TASK
Each line containing the word "this" must be collected.

BEGIN PROVIDED MATERIAL

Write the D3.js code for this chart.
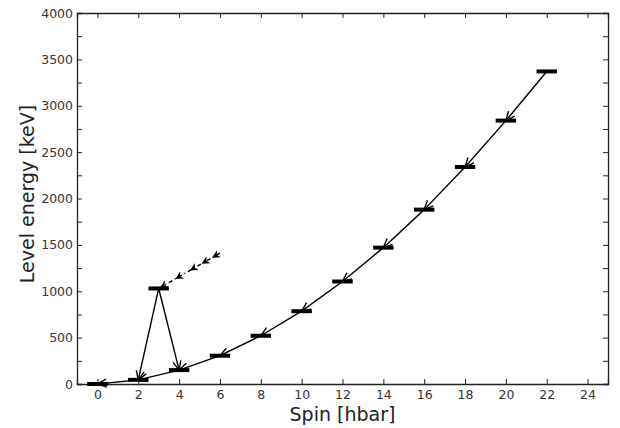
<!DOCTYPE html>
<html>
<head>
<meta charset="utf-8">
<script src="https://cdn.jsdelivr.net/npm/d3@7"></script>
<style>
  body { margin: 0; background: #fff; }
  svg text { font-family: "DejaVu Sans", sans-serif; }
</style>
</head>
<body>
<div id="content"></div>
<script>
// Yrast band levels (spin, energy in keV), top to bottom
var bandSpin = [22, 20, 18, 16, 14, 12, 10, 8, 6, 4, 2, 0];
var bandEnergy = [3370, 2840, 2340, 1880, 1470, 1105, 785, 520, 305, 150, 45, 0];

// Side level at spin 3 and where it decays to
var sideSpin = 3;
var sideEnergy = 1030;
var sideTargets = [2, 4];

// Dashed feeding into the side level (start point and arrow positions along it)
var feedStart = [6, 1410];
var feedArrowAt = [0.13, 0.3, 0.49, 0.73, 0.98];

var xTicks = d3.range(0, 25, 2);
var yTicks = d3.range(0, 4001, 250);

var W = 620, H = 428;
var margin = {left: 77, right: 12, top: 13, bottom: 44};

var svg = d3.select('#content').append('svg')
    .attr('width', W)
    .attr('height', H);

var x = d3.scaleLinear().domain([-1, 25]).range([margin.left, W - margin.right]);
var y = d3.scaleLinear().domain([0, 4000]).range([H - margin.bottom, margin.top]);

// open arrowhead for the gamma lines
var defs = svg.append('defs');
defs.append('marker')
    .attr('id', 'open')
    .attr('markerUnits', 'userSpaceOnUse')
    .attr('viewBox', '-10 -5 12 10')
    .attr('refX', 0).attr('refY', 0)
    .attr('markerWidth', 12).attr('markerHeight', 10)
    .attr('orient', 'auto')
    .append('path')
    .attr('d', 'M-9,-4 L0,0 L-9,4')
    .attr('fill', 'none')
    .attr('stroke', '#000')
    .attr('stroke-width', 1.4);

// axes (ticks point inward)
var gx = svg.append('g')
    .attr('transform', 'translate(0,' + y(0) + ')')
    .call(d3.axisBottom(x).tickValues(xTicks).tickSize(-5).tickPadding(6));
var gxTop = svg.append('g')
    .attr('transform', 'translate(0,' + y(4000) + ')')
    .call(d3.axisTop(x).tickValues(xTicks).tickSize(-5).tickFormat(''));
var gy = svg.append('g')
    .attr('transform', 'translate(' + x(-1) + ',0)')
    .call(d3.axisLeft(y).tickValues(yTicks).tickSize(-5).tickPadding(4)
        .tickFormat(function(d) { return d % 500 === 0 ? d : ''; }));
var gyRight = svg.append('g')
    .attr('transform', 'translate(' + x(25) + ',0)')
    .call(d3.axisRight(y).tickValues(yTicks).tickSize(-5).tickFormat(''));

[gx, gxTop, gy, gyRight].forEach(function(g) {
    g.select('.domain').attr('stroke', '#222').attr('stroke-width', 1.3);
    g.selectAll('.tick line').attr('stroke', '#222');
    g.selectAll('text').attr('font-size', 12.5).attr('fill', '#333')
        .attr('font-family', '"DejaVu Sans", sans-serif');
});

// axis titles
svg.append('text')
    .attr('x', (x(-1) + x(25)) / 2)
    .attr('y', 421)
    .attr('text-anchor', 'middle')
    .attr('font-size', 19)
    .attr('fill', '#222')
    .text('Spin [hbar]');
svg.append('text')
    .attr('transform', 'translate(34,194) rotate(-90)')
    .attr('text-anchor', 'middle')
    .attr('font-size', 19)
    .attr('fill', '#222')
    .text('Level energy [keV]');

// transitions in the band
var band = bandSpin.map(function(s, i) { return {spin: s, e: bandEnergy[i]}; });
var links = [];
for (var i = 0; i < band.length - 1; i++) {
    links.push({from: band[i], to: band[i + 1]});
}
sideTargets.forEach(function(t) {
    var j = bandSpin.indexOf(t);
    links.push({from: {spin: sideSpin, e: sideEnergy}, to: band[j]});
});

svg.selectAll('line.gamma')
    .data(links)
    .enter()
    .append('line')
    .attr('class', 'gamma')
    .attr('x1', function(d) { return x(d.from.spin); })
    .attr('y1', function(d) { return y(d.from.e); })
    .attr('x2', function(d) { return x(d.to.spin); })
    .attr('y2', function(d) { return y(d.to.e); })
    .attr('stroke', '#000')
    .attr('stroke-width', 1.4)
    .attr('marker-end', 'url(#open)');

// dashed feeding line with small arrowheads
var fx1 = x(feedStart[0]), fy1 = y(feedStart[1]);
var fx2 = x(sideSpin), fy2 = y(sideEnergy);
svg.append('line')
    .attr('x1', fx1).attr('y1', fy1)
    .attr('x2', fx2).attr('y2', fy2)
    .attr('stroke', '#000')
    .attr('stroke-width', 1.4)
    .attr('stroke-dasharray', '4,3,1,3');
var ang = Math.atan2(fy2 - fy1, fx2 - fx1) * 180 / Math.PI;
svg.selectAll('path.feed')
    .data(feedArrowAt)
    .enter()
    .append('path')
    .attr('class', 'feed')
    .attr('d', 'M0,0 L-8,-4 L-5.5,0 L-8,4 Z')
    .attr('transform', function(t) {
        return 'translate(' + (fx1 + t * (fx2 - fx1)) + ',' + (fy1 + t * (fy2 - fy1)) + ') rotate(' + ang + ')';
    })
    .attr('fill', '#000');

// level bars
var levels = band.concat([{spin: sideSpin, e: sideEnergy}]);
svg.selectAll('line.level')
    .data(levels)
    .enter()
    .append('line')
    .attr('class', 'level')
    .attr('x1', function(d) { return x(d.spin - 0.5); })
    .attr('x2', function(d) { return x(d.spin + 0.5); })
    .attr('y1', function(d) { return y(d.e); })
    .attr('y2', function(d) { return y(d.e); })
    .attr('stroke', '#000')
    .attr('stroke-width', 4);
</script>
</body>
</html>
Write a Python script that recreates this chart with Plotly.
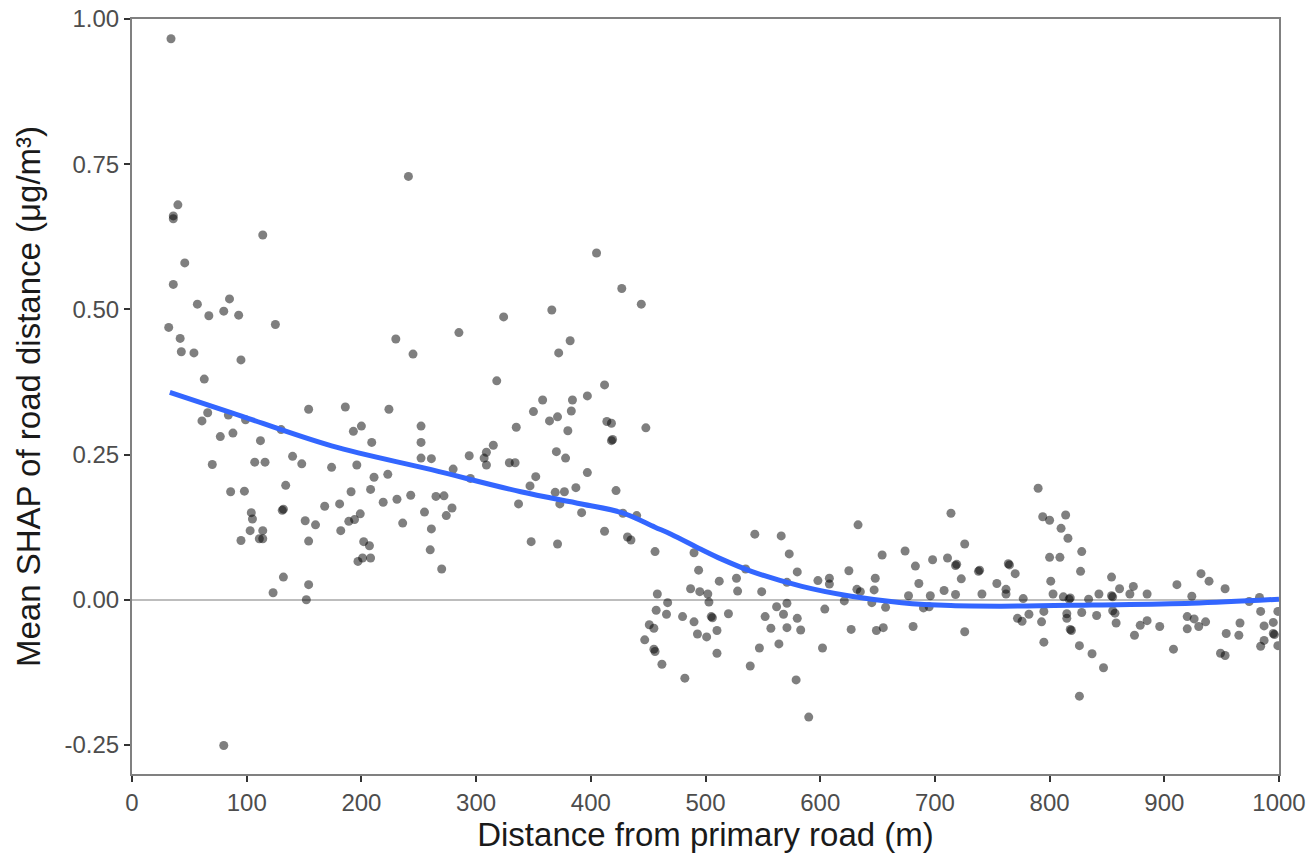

END PROVIDED MATERIAL

TASK OUTPUT
Write the D3.js code for this chart.
Write a Python script that recreates this chart with Plotly.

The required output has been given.